REPUBLIKA.CO.ID, JAKARTA -- Kementerian Riset dan Teknologi/Kepala Badan Riset dan Inovasi Nasional (Kemenristek/BRIN) memiliki dua fokus riset soal mitigasi bencana. Yakni, riset kebencanaan seperti risiko-risiko yang mungkin terjadi dan upaya mitigasi yang perlu dilakukan.
"Juga, yang harus diperhatikan karena Pulau Jawa padat penduduk, maka salah satu yang jadi perhatian kami adalah sesar-sesar yang masih aktif," kata Menteri Riset dan Teknologi/Kepala Badan Riset dan Inovasi Nasional (Menristek/Kepala BRIN) Bambang Brodjonegoro dalam diskusi daring, Rabu (30/9).
Ia juga mengatakan, perlunya penelitian potensi gempa di daerah di luar Pulau Jawa. Sebab, Indonesia sebagai negara cincin api memiliki banyak potensi bencana yang berkaitan dengan kebumian dan gunung meletus.
Bambang juga mengatakan salah satu yang paling penting adalah terkait dengan peringatan dini tsunami yang mumpuni. Ia menjelaskan, saat ini Indonesia memiliki peringatan dini tsunami menggunakan buoy yang sudah dipasang di titik-titik tertentu.

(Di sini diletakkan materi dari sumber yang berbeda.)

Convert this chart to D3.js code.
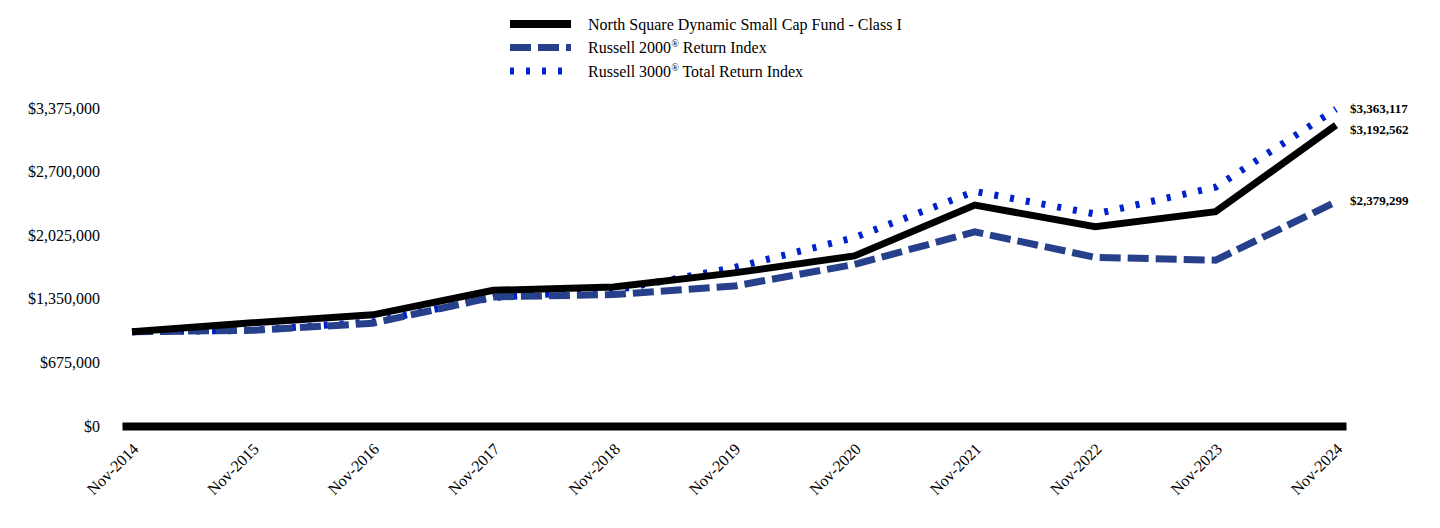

"BPPT yang ada di bawah Kemenristek/BRIN sudah melakukan pembuatan dan penyebaran buoy dan sistem kabel, di berbagai titik khususnya di selatan Pulau Jawa," kata dia lagi.
Selain mitigasi dengan melengkapi infrastruktur perlu juga memperhatikan kondisi sosial masyarakat yang berada di daerah rawan bencana. Terkait dengan mitigasi secara sosial, Bambang berpendapat agar pembangunan permukiman harus betul-betul memikirkan potensi bencana. Jangan sampai ada orang yang bermukim di daerah yang rawan bencana.
"Jadi intinya, kita tidak boleh mengabaikan segala hal yang penting untuk kita mengantisipasi terjadinya bencana. Jadi mitigasi itu bagaimana kita mendapatkan knowledge yang utuh dan lengkap dan selalu siap siaga," kata Bambang menegaskan.